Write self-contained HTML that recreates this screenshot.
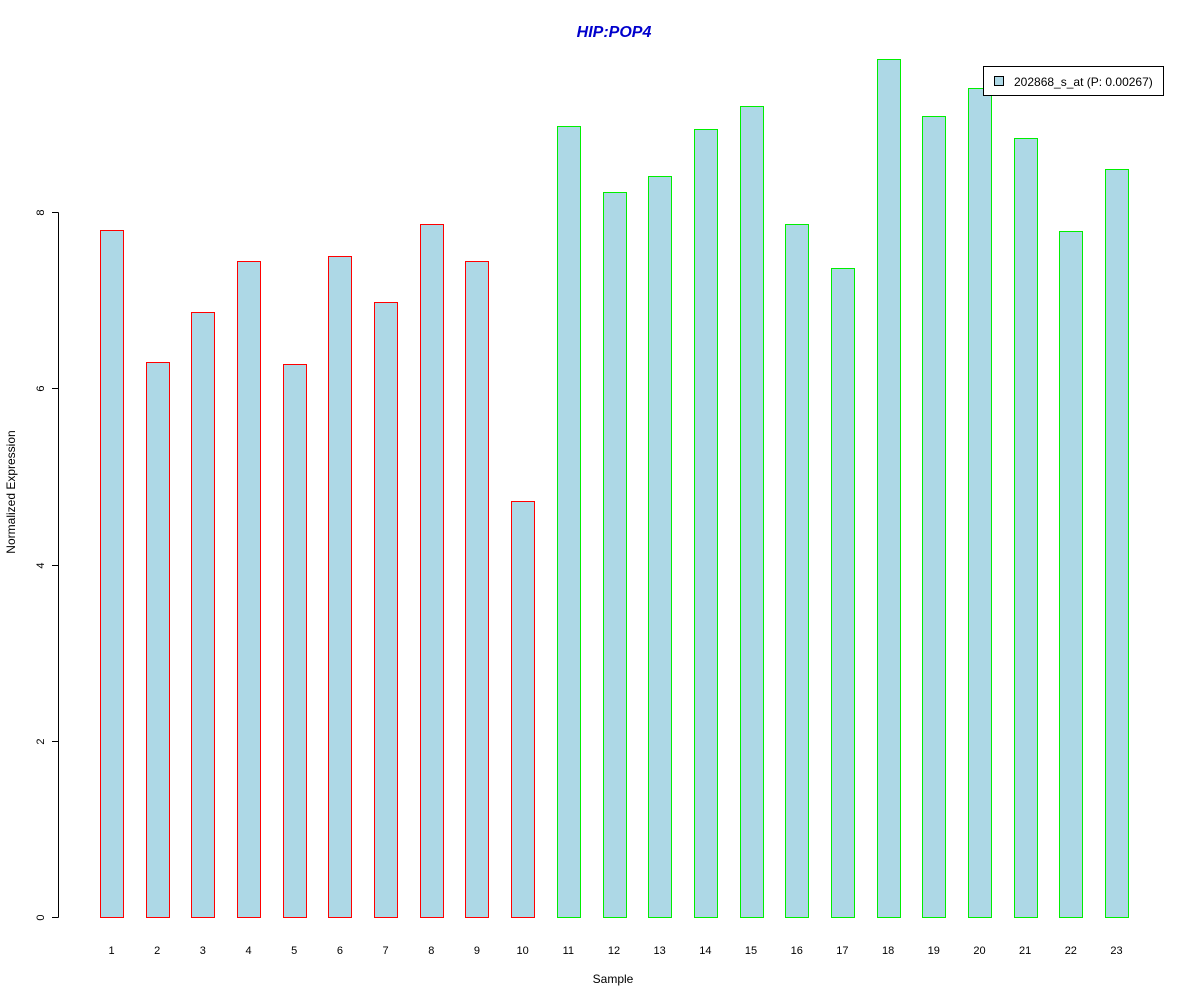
<!DOCTYPE html>
<html><head><meta charset="utf-8"><style>
html,body{margin:0;padding:0;background:#fff;}
svg{display:block;font-family:"Liberation Sans",Arial,sans-serif;}
</style></head><body>
<svg id="chart" width="1200" height="1000" xmlns="http://www.w3.org/2000/svg">
<rect width="1200" height="1000" fill="#fff"/>
<text x="614" y="37" text-anchor="middle" font-size="16" font-weight="bold" font-style="italic" fill="#0000cc">HIP:POP4</text>
<text x="613" y="983" text-anchor="middle" font-size="12">Sample</text>
<text transform="translate(15,492) rotate(-90)" text-anchor="middle" font-size="12">Normalized Expression</text>
<g id="bars"></g>
<g id="xlabels"></g>
<g id="yaxis"></g>
<g>
<rect x="983.5" y="66.5" width="180" height="29" fill="#fff" stroke="#000"/>
<rect x="994.5" y="76.5" width="9" height="9" fill="#add8e6" stroke="#000"/>
<text x="1014" y="86" font-size="12">202868_s_at (P: 0.00267)</text>
</g>
</svg>
<script>
const categories = ["1","2","3","4","5","6","7","8","9","10","11","12","13","14","15","16","17","18","19","20","21","22","23"];
const values = [7.80,6.30,6.87,7.44,6.28,7.50,6.98,7.86,7.44,4.72,8.98,8.23,8.41,8.94,9.20,7.86,7.36,9.74,9.09,9.41,8.84,7.78,8.49];
const groups = ["a","a","a","a","a","a","a","a","a","a","b","b","b","b","b","b","b","b","b","b","b","b","b"];
const yTicks = [0,2,4,6,8];
const NS="http://www.w3.org/2000/svg";
const y0=917, pxPerUnit=(917-212)/8;
const yScale=v=>y0-v*pxPerUnit;
const xStart=111.5, xStep=(1116.5-111.5)/22;
const xScale=i=>xStart+i*xStep;
const barW=23;
const bars=document.getElementById('bars'), xl=document.getElementById('xlabels'), ya=document.getElementById('yaxis');
values.forEach((v,i)=>{
  const r=document.createElementNS(NS,'rect');
  
  
  const x=Math.round(xScale(i)-barW/2)+0.5, yt=Math.round(yScale(v))+0.5;
  r.setAttribute('x',x);r.setAttribute('y',yt);
  r.setAttribute('width',barW);r.setAttribute('height',y0+0.5-yt);
  r.setAttribute('fill','#add8e6');
  r.setAttribute('stroke',groups[i]==='a'?'#ff0000':'#00ee00');
  bars.appendChild(r);
  const t=document.createElementNS(NS,'text');
  
  
  t.setAttribute('x',xScale(i));t.setAttribute('y',954);
  t.setAttribute('text-anchor','middle');t.setAttribute('font-size','11');
  t.textContent=categories[i];
  xl.appendChild(t);
});
const ax=document.createElementNS(NS,'line');


ax.setAttribute('x1',58.5);ax.setAttribute('x2',58.5);
ax.setAttribute('y1',yScale(yTicks[yTicks.length-1])+0.5);ax.setAttribute('y2',yScale(0)+0.5);
ax.setAttribute('stroke','#000');
ya.appendChild(ax);
yTicks.forEach(v=>{
  const y=Math.round(yScale(v))+0.5;
  const l=document.createElementNS(NS,'line');
  
  
  l.setAttribute('x1',52);l.setAttribute('x2',58.5);l.setAttribute('y1',y);l.setAttribute('y2',y);
  l.setAttribute('stroke','#000');
  ya.appendChild(l);
  const t=document.createElementNS(NS,'text');
  
  
  t.setAttribute('transform','translate(44,'+y+') rotate(-90)');
  t.setAttribute('text-anchor','middle');t.setAttribute('font-size','11');
  t.textContent=v;
  ya.appendChild(t);
});
</script>
</body></html>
-*-
What is being asked —
Repeat the material above word for word and skip every image in it.

Complete answer —
Write self-contained HTML that recreates this screenshot.
<!DOCTYPE html>
<html><head><meta charset="utf-8"><style>
html,body{margin:0;padding:0;background:#fff;}
svg{display:block;font-family:"Liberation Sans",Arial,sans-serif;}
</style></head><body>
<svg id="chart" width="1200" height="1000" xmlns="http://www.w3.org/2000/svg">
<rect width="1200" height="1000" fill="#fff"/>
<text x="614" y="37" text-anchor="middle" font-size="16" font-weight="bold" font-style="italic" fill="#0000cc">HIP:POP4</text>
<text x="613" y="983" text-anchor="middle" font-size="12">Sample</text>
<text transform="translate(15,492) rotate(-90)" text-anchor="middle" font-size="12">Normalized Expression</text>
<g id="bars"></g>
<g id="xlabels"></g>
<g id="yaxis"></g>
<g>
<rect x="983.5" y="66.5" width="180" height="29" fill="#fff" stroke="#000"/>
<rect x="994.5" y="76.5" width="9" height="9" fill="#add8e6" stroke="#000"/>
<text x="1014" y="86" font-size="12">202868_s_at (P: 0.00267)</text>
</g>
</svg>
<script>
const categories = ["1","2","3","4","5","6","7","8","9","10","11","12","13","14","15","16","17","18","19","20","21","22","23"];
const values = [7.80,6.30,6.87,7.44,6.28,7.50,6.98,7.86,7.44,4.72,8.98,8.23,8.41,8.94,9.20,7.86,7.36,9.74,9.09,9.41,8.84,7.78,8.49];
const groups = ["a","a","a","a","a","a","a","a","a","a","b","b","b","b","b","b","b","b","b","b","b","b","b"];
const yTicks = [0,2,4,6,8];
const NS="http://www.w3.org/2000/svg";
const y0=917, pxPerUnit=(917-212)/8;
const yScale=v=>y0-v*pxPerUnit;
const xStart=111.5, xStep=(1116.5-111.5)/22;
const xScale=i=>xStart+i*xStep;
const barW=23;
const bars=document.getElementById('bars'), xl=document.getElementById('xlabels'), ya=document.getElementById('yaxis');
values.forEach((v,i)=>{
  const r=document.createElementNS(NS,'rect');
  
  
  const x=Math.round(xScale(i)-barW/2)+0.5, yt=Math.round(yScale(v))+0.5;
  r.setAttribute('x',x);r.setAttribute('y',yt);
  r.setAttribute('width',barW);r.setAttribute('height',y0+0.5-yt);
  r.setAttribute('fill','#add8e6');
  r.setAttribute('stroke',groups[i]==='a'?'#ff0000':'#00ee00');
  bars.appendChild(r);
  const t=document.createElementNS(NS,'text');
  
  
  t.setAttribute('x',xScale(i));t.setAttribute('y',954);
  t.setAttribute('text-anchor','middle');t.setAttribute('font-size','11');
  t.textContent=categories[i];
  xl.appendChild(t);
});
const ax=document.createElementNS(NS,'line');


ax.setAttribute('x1',58.5);ax.setAttribute('x2',58.5);
ax.setAttribute('y1',yScale(yTicks[yTicks.length-1])+0.5);ax.setAttribute('y2',yScale(0)+0.5);
ax.setAttribute('stroke','#000');
ya.appendChild(ax);
yTicks.forEach(v=>{
  const y=Math.round(yScale(v))+0.5;
  const l=document.createElementNS(NS,'line');
  
  
  l.setAttribute('x1',52);l.setAttribute('x2',58.5);l.setAttribute('y1',y);l.setAttribute('y2',y);
  l.setAttribute('stroke','#000');
  ya.appendChild(l);
  const t=document.createElementNS(NS,'text');
  
  
  t.setAttribute('transform','translate(44,'+y+') rotate(-90)');
  t.setAttribute('text-anchor','middle');t.setAttribute('font-size','11');
  t.textContent=v;
  ya.appendChild(t);
});
</script>
</body></html>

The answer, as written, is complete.